- [WHAT YOU HAVE TO DO]
Print the material below exactly as it stands, please, from its first line to the line holding "90, 100, 80];", with no pictures.

- [SOURCE DATA]
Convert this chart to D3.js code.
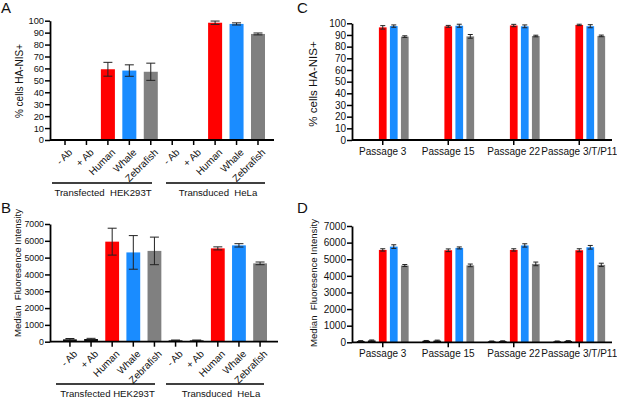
<!DOCTYPE html>
<html><head><meta charset="utf-8">
<script src="https://d3js.org/d3.v7.min.js"></script>
<style>
body{margin:0;background:#fff;}
svg{font-family:"Liberation Sans",Arial,sans-serif;}
text{white-space:pre;}
</style></head>
<body><svg id="c" width="617" height="400"></svg>
<script>
// ---- data ----
const categoriesAB = ["- Ab", "+ Ab", "Human", "Whale", "Zebrafish", "- Ab", "+ Ab", "Human", "Whale", "Zebrafish"];
const groupsA = ["Transfected  HEK293T", "Transduced  HeLa"];
const groupsB = ["Transfected HEK293T", "Transduced  HeLa"];
const pctA = [0, 0, 59.3, 58.2, 57.2, 0, 0, 98.3, 97.3, 88.9];
const pctErrA = [0, 0, 5.8, 4.8, 7.2, 0, 0, 1.4, 0.9, 0.8];
const mfiB = [140, 160, 5950, 5310, 5400, 80, 80, 5550, 5730, 4660];
const mfiErrB = [50, 40, 800, 1000, 820, 20, 20, 90, 100, 80];

const passages = ["Passage 3", "Passage 15", "Passage 22", "Passage 3/T/P11"];
const seriesCD = ["- Ab", "+ Ab", "Human", "Whale", "Zebrafish"];
const pctC = [[0, 0, 96.5, 97.6, 88.6], [0, 0, 97.4, 97.9, 88.8], [0, 0, 98.1, 97.4, 89.1], [0, 0, 98.6, 97.5, 89.2]];
const pctErrC = [[0, 0, 1.5, 1.0, 0.7], [0, 0, 0.8, 1.3, 1.6], [0, 0, 1.0, 1.2, 0.7], [0, 0, 0.6, 1.3, 0.7]];
const mfiD = [[80, 110, 5560, 5760, 4620], [90, 100, 5540, 5680, 4630], [60, 70, 5560, 5830, 4720], [60, 80, 5540, 5720, 4660]];
const mfiErrD = [[20, 30, 70, 110, 60], [20, 30, 80, 60, 80], [20, 20, 70, 100, 110], [20, 20, 90, 110, 100]];

const pctTicks = [0, 10, 20, 30, 40, 50, 60, 70, 80, 90, 100];
const mfiTicks = [0, 1000, 2000, 3000, 4000, 5000, 6000, 7000];

const seriesColor = {"- Ab": "#111111", "+ Ab": "#111111", "Human": "#ff0000", "Whale": "#1a8cff", "Zebrafish": "#808080"};

const svg = d3.select("#c");

function yAxis(g, y, ticks, x0, fs) {
  const ax = g.append("g").attr("transform", `translate(${x0},0)`)
    .call(d3.axisLeft(y).tickValues(ticks).tickSize(5).tickSizeOuter(0).tickPadding(1).tickFormat(d3.format("d")));
  ax.select(".domain").attr("stroke-width", 1.8);
  ax.selectAll(".tick line").attr("stroke-width", 1.5);
  ax.selectAll("text").attr("font-size", fs).attr("font-family", "Liberation Sans, Arial, sans-serif").attr("fill", "#111");
}

function errBars(g, data, cap) {
  const e = g.selectAll(null).data(data).join("g").attr("stroke", "#222").attr("stroke-width", 1);
  e.append("line").attr("x1", d => d.cx).attr("x2", d => d.cx).attr("y1", d => d.yTop).attr("y2", d => d.yBot);
  e.append("line").attr("x1", d => d.cx - cap / 2).attr("x2", d => d.cx + cap / 2).attr("y1", d => d.yTop).attr("y2", d => d.yTop);
  e.append("line").attr("x1", d => d.cx - cap / 2).attr("x2", d => d.cx + cap / 2).attr("y1", d => d.yBot).attr("y2", d => d.yBot);
}

function panelAB(opt) {
  const g = svg.append("g");
  const y = d3.scaleLinear().domain([0, opt.max]).range([opt.y0, opt.y1]);
  const idx = d3.range(categoriesAB.length);
  const x = d3.scaleBand().domain(idx).range(opt.xr).paddingInner(0.346).paddingOuter(opt.po);
  const bw = x.bandwidth();
  const data = idx.map(i => ({i, cat: categoriesAB[i], v: opt.vals[i], e: opt.errs[i]}));
  g.selectAll("rect").data(data.filter(d => d.v > 0)).join("rect")
    .attr("x", d => x(d.i)).attr("width", bw)
    .attr("y", d => y(d.v)).attr("height", d => y(0) - y(d.v))
    .attr("fill", d => seriesColor[d.cat]);
  errBars(g, data.filter(d => d.v > 0).map(d => ({cx: x(d.i) + bw / 2, yTop: y(d.v + d.e), yBot: y(Math.max(0, d.v - d.e))})), 9);
  // axes
  yAxis(g, y, opt.ticks, opt.ax, opt.tfs);
  g.append("line").attr("x1", opt.ax).attr("x2", opt.xr[1] + 1).attr("y1", y(0)).attr("y2", y(0)).attr("stroke", "#000").attr("stroke-width", 1.8);
  g.selectAll(".xt").data(idx).join("line").attr("class", "xt")
    .attr("x1", i => x(i) + bw / 2).attr("x2", i => x(i) + bw / 2)
    .attr("y1", y(0)).attr("y2", y(0) + 5).attr("stroke", "#000").attr("stroke-width", 1.5);
  g.selectAll(".xl").data(idx).join("text").attr("class", "xl")
    .attr("transform", i => `translate(${x(i) + bw / 2 + 3},${y(0) + 8}) rotate(-45)`)
    .attr("text-anchor", "end").attr("dy", "0.7em").attr("font-size", 10).attr("fill", "#111")
    .text(i => categoriesAB[i]);
  // group brackets
  opt.brackets.forEach((b, k) => {
    g.append("line").attr("x1", b[0]).attr("x2", b[1]).attr("y1", opt.by).attr("y2", opt.by).attr("stroke", "#000").attr("stroke-width", 1.3);
    g.append("text").attr("x", opt.gx[k]).attr("y", opt.by + 13).attr("text-anchor", "middle").attr("font-size", 9.6).attr("fill", "#111").text(opt.groups[k]);
  });
  g.append("text").attr("transform", `translate(${opt.lx},${opt.ly}) rotate(-90)`).attr("text-anchor", "middle")
    .attr("font-size", opt.lfs).attr("fill", "#111").text(opt.label);
  g.append("text").attr("x", 1).attr("y", opt.letterY).attr("font-size", 15).attr("fill", "#111").text(opt.letter);
}

function panelCD(opt) {
  const g = svg.append("g");
  const y = d3.scaleLinear().domain([0, opt.max]).range([opt.y0, opt.y1]);
  const x = d3.scaleBand().domain(passages).range([350, 612]);
  const xi = d3.scaleBand().domain(seriesCD).range([-29.2, 29.2]).padding(0.3);
  const bw = xi.bandwidth();
  const data = [];
  passages.forEach((p, pi) => seriesCD.forEach((s, si) => {
    data.push({p, s, v: opt.vals[pi][si], e: opt.errs[pi][si], cx: x(p) + x.bandwidth() / 2 + xi(s) + bw / 2});
  }));
  const vis = data.filter(d => d.v > 0);
  g.selectAll("rect").data(vis).join("rect")
    .attr("x", d => d.cx - bw / 2).attr("width", bw)
    .attr("y", d => y(d.v)).attr("height", d => y(0) - y(d.v))
    .attr("fill", d => seriesColor[d.s]);
  errBars(g, vis.map(d => ({cx: d.cx, yTop: y(d.v + d.e), yBot: y(Math.max(0, d.v - d.e))})), 5);
  yAxis(g, y, opt.ticks, opt.ax, 10);
  g.append("line").attr("x1", opt.ax).attr("x2", 612).attr("y1", y(0)).attr("y2", y(0)).attr("stroke", "#000").attr("stroke-width", 1.8);
  g.selectAll(".xt").data(passages).join("line").attr("class", "xt")
    .attr("x1", p => x(p) + x.bandwidth() / 2).attr("x2", p => x(p) + x.bandwidth() / 2)
    .attr("y1", y(0)).attr("y2", y(0) + 5).attr("stroke", "#000").attr("stroke-width", 1.5);
  g.selectAll(".xl").data(passages).join("text").attr("class", "xl")
    .attr("x", p => x(p) + x.bandwidth() / 2).attr("y", y(0) + 15)
    .attr("text-anchor", "middle").attr("font-size", 10).attr("fill", "#111").text(p => p);
  g.append("text").attr("transform", `translate(${opt.lx},${opt.ly}) rotate(-90)`).attr("text-anchor", "middle")
    .attr("font-size", opt.lfs).attr("fill", "#111").text(opt.label);
  g.append("text").attr("x", 297).attr("y", opt.letterY).attr("font-size", 15).attr("fill", "#111").text(opt.letter);
}

panelAB({max: 100, y0: 140, y1: 20.7, ticks: pctTicks, vals: pctA, errs: pctErrA, ax: 50, xr: [50, 273], po: 0.373,
  brackets: [[52, 152], [166, 265]], by: 183, gx: [103, 218], groups: groupsA, tfs: 9.3,
  label: "% cells HA-NIS+", lx: 23, ly: 81, lfs: 10, letter: "A", letterY: 13});
panelAB({max: 7000, y0: 341.7, y1: 224, ticks: mfiTicks, vals: mfiB, errs: mfiErrB, ax: 50, xr: [53, 277], po: 0.474,
  brackets: [[56, 155], [166, 264]], by: 384, gx: [107.5, 221], groups: groupsB, tfs: 8.8,
  label: "Median  Fluoresence Intensity", lx: 21, ly: 273, lfs: 9.6, letter: "B", letterY: 213});
panelCD({max: 100, y0: 140, y1: 23.3, ticks: pctTicks, vals: pctC, errs: pctErrC, ax: 352,
  label: "% cells HA-NIS+", lx: 317, ly: 84, lfs: 11.5, letter: "C", letterY: 13});
panelCD({max: 7000, y0: 342.3, y1: 226, ticks: mfiTicks, vals: mfiD, errs: mfiErrD, ax: 352,
  label: "Median  Fluoresence Intensity", lx: 317, ly: 283, lfs: 9.6, letter: "D", letterY: 213});
</script></body></html>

- [RESULT OF THE TASK]
Convert this chart to D3.js code.
<!DOCTYPE html>
<html><head><meta charset="utf-8">
<script src="https://d3js.org/d3.v7.min.js"></script>
<style>
body{margin:0;background:#fff;}
svg{font-family:"Liberation Sans",Arial,sans-serif;}
text{white-space:pre;}
</style></head>
<body><svg id="c" width="617" height="400"></svg>
<script>
// ---- data ----
const categoriesAB = ["- Ab", "+ Ab", "Human", "Whale", "Zebrafish", "- Ab", "+ Ab", "Human", "Whale", "Zebrafish"];
const groupsA = ["Transfected  HEK293T", "Transduced  HeLa"];
const groupsB = ["Transfected HEK293T", "Transduced  HeLa"];
const pctA = [0, 0, 59.3, 58.2, 57.2, 0, 0, 98.3, 97.3, 88.9];
const pctErrA = [0, 0, 5.8, 4.8, 7.2, 0, 0, 1.4, 0.9, 0.8];
const mfiB = [140, 160, 5950, 5310, 5400, 80, 80, 5550, 5730, 4660];
const mfiErrB = [50, 40, 800, 1000, 820, 20, 20, 90, 100, 80];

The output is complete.